- Born: June 28, 1949 Pittsburgh, Pennsylvania, U.S.
- Died: February 27, 2006 (aged 56) San Francisco, California, U.S.
- Occupation: Lawyer

= Tanya Neiman =

American lawyer

Tanya Marie Neiman (June 28, 1949 – February 27, 2006) was an American lawyer and activist based in San Francisco. For over 20 years, she was director of the Volunteer Legal Services Program of the Bar Association of San Francisco, now known as the Justice & Diversity Center, "one of the largest and most innovative legal services programs in the country to serve lower-income people".

== Early life and education ==
Neiman was born in Pittsburgh, Pennsylvania and raised in California, the daughter of Max Neiman and Helen Lamaga Neiman. She graduated from John H. Francis Polytechnic High School in 1966, earned a bachelor's degree in economics, philosophy, and politics from Mills College in 1970, and earned a Juris Doctor degree from University of California, Hastings College of the Law.

== Career ==
Neiman taught at Boalt Hall as a young woman. She joined the state Public Defender's Office in 1976. She became director of the Volunteer Legal Services Program (VLSP) of the Bar Association of San Francisco in 1982, and, in her long tenure as the program's head, is credited with turning the VLSP, now known as the Justice & Diversity Center (JDC), into "one of the largest and most innovative legal services programs in the country to serve lower-income people". She helped to found the AIDS Legal Referral Panel, the Domestic Violence Consortium, and the Eviction Defense Collaborative.

Neiman was honored by the National Legal Aid & Defender Association (NLADA) in 1996 with their Kutak-Dodds Prize. The State Bar of California gave her the Loren Miller Legal Services Award in 1998. She received a Frontline Award from the ACLU of Northern California in 2005. Just before she died in 2006, she received a Lifetime Achievement Award from the Bay Area Lawyers' Committee for Civil Rights.

== Publications ==

- "Teaching Woman Her Place: The Role of Public Education in the Development of Sex Roles" (1973)
- "A Community-Based Response to Welfare Reform" (1997)
- "Creating Community by Implementing Holistic Approaches to Solving Clients' Problems" (1999)
- "Legal Services Leadership on Job Development: The San Francisco Experience" (2000)

== Personal life and legacy ==
Neiman was known for wearing suits and bowties. In the 1970s, she had a longterm relationship with Mary Carolyn Morgan, who became the first openly lesbian judge in the United States in 1981, when she was appointed to the San Francisco Municipal Court by Governor Jerry Brown.

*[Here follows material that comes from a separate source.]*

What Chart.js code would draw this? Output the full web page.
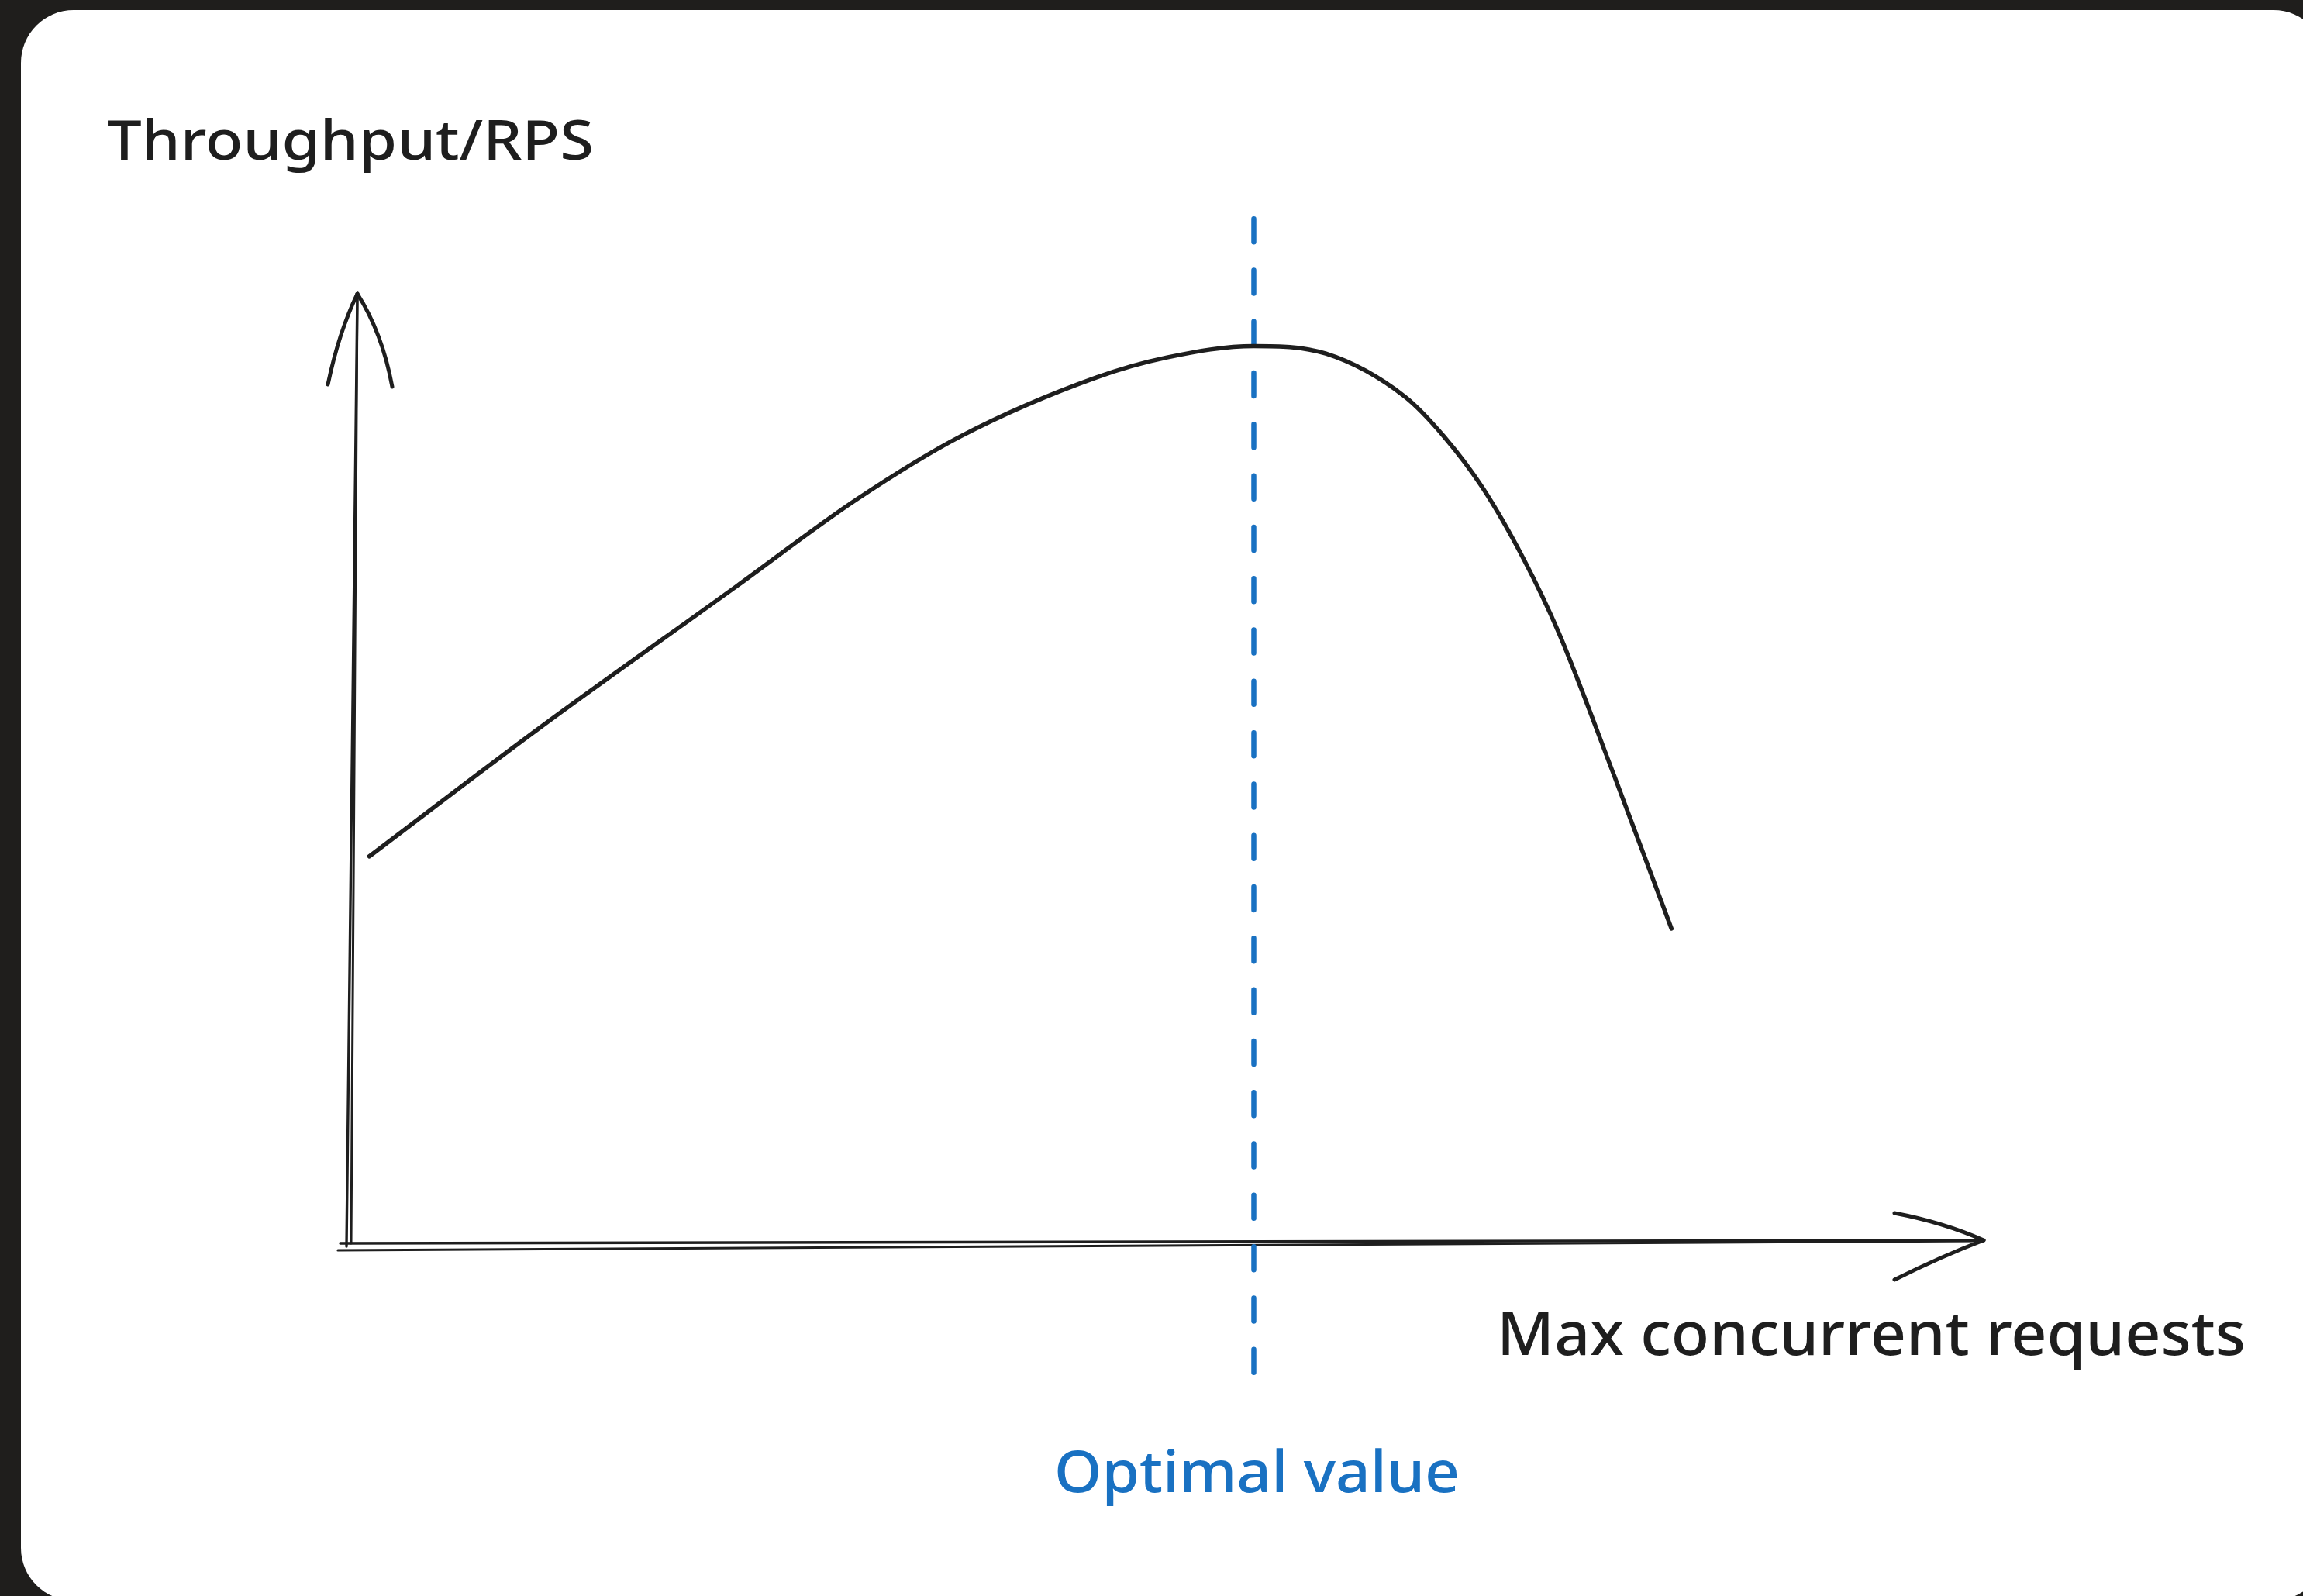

Neiman and her partner Brett Mangels married at San Francisco City Hall in 2004. They were together for 24 years when Neiman died in 2006, from ovarian cancer, at the age of 56. Flags at San Francisco City Hall flew at half-staff after her death, and mayor Gavin Newsom said that "San Francisco has lost a great humanitarian and altruist".

The Tanya Neiman Building, home of the JDC's Homeless Advocacy Project, is named in her memory, as was the Tanya Neiman Pro Bono Professional of the Year Award, given by the National Association of Pro Bono Professionals.